Given initial conditions $$p_{-1}^i,p_0^i\in\mathbb{R}$$ for $$i\in\{1,\ldots,n\}$$, the Integral Estimator is given by the iteration

\begin{aligned} p_{k+1}^i &= p_k^i + \rho^2\,(p_k^i-p_{k-1}^i) + k_I \sum_{j=1}^n a_{ij}\,(x_k^i-x_k^j) \\ x_k^i &= u_k^i - p_k^i \end{aligned}

where the stepsizes are

\begin{aligned} k_I &= \frac{4}{(\sqrt{\lambda_\text{max}}+\sqrt{\lambda_\text{min}})^2} & &\text{and} & \rho &= \frac{\sqrt{\kappa}-1}{\sqrt{\kappa}+1}. \end{aligned}

For each agent $$i\in\{1,\ldots,n\}$$, the iterate sequence $$\{x_k^i\}$$ converges linearly with rate $$\rho$$ to the average signal $$u_k^\text{avg}$$ if the input signals $$\{u_k^i\}$$ are constant and the initial conditions satisfy $$\sum_{i=1}^n p_{-1}^i = 0$$ and $$\sum_{i=1}^n p_0^i = 0$$.

Robust Estimators

Both of the previous estimators require correct initialization. In situations where this is undesired, we can instead use estimators which are robust to initial conditions, meaning that the steady-state error is independent of the initial conditions.

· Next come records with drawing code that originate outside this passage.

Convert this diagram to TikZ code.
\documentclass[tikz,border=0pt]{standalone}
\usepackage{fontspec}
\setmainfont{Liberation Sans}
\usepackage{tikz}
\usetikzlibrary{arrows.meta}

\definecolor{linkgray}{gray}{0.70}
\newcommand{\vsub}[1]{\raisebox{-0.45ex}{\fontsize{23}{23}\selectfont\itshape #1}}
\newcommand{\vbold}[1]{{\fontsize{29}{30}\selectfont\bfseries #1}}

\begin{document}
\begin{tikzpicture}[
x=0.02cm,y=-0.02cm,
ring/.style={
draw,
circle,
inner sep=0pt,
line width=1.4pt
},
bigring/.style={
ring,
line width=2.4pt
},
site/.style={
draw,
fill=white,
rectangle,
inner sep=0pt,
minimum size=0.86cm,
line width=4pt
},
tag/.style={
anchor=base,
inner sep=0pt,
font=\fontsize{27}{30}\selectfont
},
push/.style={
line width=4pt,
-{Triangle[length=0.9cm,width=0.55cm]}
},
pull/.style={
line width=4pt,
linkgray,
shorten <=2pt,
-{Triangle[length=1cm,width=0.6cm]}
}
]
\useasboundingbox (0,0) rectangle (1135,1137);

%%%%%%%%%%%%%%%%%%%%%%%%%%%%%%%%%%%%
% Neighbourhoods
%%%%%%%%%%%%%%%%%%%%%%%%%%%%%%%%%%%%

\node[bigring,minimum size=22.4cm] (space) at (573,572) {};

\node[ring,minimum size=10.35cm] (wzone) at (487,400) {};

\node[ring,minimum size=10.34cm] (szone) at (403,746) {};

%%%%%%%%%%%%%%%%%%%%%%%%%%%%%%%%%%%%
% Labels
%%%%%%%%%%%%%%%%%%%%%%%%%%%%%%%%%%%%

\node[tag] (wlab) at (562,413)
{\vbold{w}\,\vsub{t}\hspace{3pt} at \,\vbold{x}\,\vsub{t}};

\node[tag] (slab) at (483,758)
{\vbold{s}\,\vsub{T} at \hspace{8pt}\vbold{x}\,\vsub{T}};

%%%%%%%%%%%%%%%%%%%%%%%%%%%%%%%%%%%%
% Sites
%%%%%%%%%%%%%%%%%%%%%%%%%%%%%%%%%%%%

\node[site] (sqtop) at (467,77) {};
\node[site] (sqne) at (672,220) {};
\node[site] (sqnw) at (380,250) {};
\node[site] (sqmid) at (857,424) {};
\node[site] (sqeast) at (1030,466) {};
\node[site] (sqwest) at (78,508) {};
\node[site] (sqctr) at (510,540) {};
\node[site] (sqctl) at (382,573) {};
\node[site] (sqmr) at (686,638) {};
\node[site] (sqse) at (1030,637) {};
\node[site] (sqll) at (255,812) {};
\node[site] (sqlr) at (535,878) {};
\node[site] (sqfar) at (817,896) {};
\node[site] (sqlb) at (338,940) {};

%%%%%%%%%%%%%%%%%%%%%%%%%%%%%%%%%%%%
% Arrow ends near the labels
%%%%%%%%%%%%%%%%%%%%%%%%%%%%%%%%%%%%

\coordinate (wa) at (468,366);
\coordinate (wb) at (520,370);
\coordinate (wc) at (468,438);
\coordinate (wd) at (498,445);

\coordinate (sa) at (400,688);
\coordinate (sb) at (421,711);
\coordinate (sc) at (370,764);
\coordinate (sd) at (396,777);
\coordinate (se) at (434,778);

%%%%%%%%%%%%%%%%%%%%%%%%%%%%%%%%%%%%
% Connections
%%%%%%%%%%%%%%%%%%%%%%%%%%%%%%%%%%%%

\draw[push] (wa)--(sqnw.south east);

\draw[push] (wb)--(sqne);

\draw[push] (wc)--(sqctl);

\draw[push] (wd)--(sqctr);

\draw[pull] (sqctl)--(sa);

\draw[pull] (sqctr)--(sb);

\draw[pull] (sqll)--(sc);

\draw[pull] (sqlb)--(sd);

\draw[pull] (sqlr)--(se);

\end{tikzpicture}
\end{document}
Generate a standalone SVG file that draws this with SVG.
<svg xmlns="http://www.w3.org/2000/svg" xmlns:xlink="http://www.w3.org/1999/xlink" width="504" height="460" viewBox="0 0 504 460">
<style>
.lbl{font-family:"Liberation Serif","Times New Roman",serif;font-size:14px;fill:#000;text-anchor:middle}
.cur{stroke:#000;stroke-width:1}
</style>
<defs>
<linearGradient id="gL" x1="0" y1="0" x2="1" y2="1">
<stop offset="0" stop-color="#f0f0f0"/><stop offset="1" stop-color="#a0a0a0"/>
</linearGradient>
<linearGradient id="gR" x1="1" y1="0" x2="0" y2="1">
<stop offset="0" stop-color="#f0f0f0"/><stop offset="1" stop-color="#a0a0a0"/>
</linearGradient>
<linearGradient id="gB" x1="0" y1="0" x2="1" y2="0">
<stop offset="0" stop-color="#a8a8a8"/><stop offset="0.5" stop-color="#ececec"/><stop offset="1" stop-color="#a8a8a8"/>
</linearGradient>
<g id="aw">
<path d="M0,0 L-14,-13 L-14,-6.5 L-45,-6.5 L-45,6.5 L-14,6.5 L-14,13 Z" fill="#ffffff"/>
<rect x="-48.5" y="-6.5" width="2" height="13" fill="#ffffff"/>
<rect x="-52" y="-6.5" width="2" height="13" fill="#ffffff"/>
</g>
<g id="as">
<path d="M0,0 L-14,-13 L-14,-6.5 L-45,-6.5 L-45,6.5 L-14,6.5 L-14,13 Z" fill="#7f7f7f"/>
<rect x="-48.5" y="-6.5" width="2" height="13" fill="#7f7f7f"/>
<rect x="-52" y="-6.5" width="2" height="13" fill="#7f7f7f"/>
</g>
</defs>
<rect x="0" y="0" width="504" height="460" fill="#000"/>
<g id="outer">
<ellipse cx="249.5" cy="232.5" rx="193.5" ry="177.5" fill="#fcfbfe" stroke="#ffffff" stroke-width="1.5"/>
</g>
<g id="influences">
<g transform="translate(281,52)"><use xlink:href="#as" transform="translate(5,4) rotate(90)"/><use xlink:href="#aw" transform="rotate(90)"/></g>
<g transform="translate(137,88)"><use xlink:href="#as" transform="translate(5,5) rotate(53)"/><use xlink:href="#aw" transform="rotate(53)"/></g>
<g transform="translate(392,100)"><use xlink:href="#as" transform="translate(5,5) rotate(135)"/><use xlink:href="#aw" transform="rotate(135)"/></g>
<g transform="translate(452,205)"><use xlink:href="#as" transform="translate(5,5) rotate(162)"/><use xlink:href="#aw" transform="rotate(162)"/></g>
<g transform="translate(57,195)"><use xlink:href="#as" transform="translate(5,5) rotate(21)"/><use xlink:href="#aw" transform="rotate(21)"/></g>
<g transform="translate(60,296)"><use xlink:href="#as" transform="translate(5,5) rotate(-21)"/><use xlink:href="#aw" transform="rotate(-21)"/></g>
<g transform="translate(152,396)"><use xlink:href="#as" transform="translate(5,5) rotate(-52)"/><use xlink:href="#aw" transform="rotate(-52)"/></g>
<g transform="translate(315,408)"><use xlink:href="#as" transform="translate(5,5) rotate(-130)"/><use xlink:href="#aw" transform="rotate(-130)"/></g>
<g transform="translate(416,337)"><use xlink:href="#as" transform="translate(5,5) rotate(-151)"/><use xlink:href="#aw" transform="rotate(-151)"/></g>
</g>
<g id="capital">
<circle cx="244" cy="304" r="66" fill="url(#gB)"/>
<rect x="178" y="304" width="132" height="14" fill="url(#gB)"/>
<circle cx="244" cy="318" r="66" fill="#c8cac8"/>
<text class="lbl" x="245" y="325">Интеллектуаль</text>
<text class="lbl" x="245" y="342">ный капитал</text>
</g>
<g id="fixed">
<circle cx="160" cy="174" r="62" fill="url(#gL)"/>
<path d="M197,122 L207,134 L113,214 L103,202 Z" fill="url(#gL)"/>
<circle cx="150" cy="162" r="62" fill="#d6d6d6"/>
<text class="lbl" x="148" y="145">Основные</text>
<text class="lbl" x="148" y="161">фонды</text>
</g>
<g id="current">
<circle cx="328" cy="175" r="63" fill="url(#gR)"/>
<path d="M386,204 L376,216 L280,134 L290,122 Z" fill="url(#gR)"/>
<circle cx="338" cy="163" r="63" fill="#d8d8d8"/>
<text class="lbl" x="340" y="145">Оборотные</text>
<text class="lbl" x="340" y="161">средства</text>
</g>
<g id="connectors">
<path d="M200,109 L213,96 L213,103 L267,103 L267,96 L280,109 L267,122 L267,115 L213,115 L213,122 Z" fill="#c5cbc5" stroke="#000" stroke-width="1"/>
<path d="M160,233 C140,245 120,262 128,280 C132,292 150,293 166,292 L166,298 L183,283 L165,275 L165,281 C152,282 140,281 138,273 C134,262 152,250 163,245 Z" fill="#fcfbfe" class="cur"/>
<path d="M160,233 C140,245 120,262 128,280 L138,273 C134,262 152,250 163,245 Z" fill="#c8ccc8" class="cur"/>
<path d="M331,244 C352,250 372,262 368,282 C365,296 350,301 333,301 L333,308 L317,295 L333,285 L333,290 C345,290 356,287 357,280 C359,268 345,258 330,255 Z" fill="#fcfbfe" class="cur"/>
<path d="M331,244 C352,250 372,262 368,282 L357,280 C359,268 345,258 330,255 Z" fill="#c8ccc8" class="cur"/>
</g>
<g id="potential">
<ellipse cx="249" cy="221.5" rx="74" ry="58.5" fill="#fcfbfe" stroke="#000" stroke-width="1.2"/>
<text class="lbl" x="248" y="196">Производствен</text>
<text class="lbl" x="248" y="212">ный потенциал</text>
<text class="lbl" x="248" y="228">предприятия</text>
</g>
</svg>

Proportional Integral Estimator

Given initial conditions $$p_0^i,q_0^i\in\mathbb{R}$$ for $$i\in\{1,\ldots,n\}$$, the Proportional Integral Estimator is given by the iteration

\begin{aligned} q_{k+1}^i &= \gamma\,q_k^i + k_p \sum_{j=1}^n a_{ij}\,\bigl((x_k^i-x_k^j)+(p_k^i-p_k^j)\bigr) \\ p_{k+1}^i &= p_k^i + k_I \sum_{j=1}^n a_{ij}\,(x_k^i-x_k^j) \\ x_k^i &= u_k^i - q_k^i \end{aligned}

where the stepsizes are

\begin{aligned} k_I &= \frac{1-\rho}{\lambda_\text{min}} & k_p &= \frac{\rho\,(1-\rho)}{\kappa\,(\lambda_\text{min}-(1-\rho)\,\lambda_\text{max})} \end{aligned}

and the convergence rate is

\begin{aligned} \rho = \begin{cases} \rho_1, & 1\leq \kappa\leq (3+\sqrt{5})/4 \\ \rho_2, & (3+\sqrt{5})/4\leq \kappa \end{cases} \end{aligned}

with

\begin{aligned} \rho_1 &= \frac{\sqrt{(\kappa-1)(4\kappa^3+5\kappa-1)} - (\kappa-1)}{2\,(\kappa^2+1)} \\ \rho_2 &= \frac{8\kappa^2-8\kappa+1}{8\kappa^2-1}. \end{aligned}

For each agent $$i\in\{1,\ldots,n\}$$, the iterate sequence $$\{x_k^i\}$$ converges linearly with rate $$\rho$$ to the average signal $$u_k^\text{avg}$$ if the input signals $$\{u_k^i\}$$ are constant.

Accelerated Proportional Integral Estimator

Given initial conditions $$p_{-1}^i,p_0^i,q_{-1}^i,q_0^i\in\mathbb{R}$$ for $$i\in\{1,\ldots,n\}$$, the Accelerated Proportional Integral Estimator is given by the iteration

\begin{aligned} q_{k+1}^i &= 2\,\rho\,q_k^i - \rho^2\,q_{k-1}^i + k_p \sum_{j=1}^n a_{ij}\,\bigl((x_k^i-x_k^j)+(p_k^i-p_k^j)\bigr) \\ p_{k+1}^i &= (1+\rho^2)\,p_k^i - \rho^2\,p_{k-1}^i + k_I \sum_{j=1}^n a_{ij}\,(x_k^i-x_k^j) \\ x_k^i &= u_k^i - q_k^i \end{aligned}

where the stepsizes are

\begin{aligned} k_I &= \frac{(1-\rho)^2}{\lambda_\text{min}} & k_p &= \beta\,k_I & \end{aligned}

and the convergence rate is

\begin{aligned} \rho = \begin{cases} \rho_1, & 1\leq \kappa\leq (1+\sqrt{2})/2 \\ \rho_2, & (1+\sqrt{2})/2\leq \kappa \end{cases} \end{aligned}

with

\begin{aligned} \rho_1 &= \frac{1-\beta-2\,(1-\sqrt{\beta})}{1-\beta} \\ \rho_2 &= \frac{4-\beta+4\,(1-\sqrt{4-\beta})}{\beta} \end{aligned}

where $$\beta = 2+(2\sqrt{\kappa\,(\kappa-1)}-1)/\kappa$$.

For each agent $$i\in\{1,\ldots,n\}$$, the iterate sequence $$\{x_k^i\}$$ converges linearly with rate $$\rho$$ to the average signal $$u_k^\text{avg}$$ if the input signals $$\{u_k^i\}$$ are constant.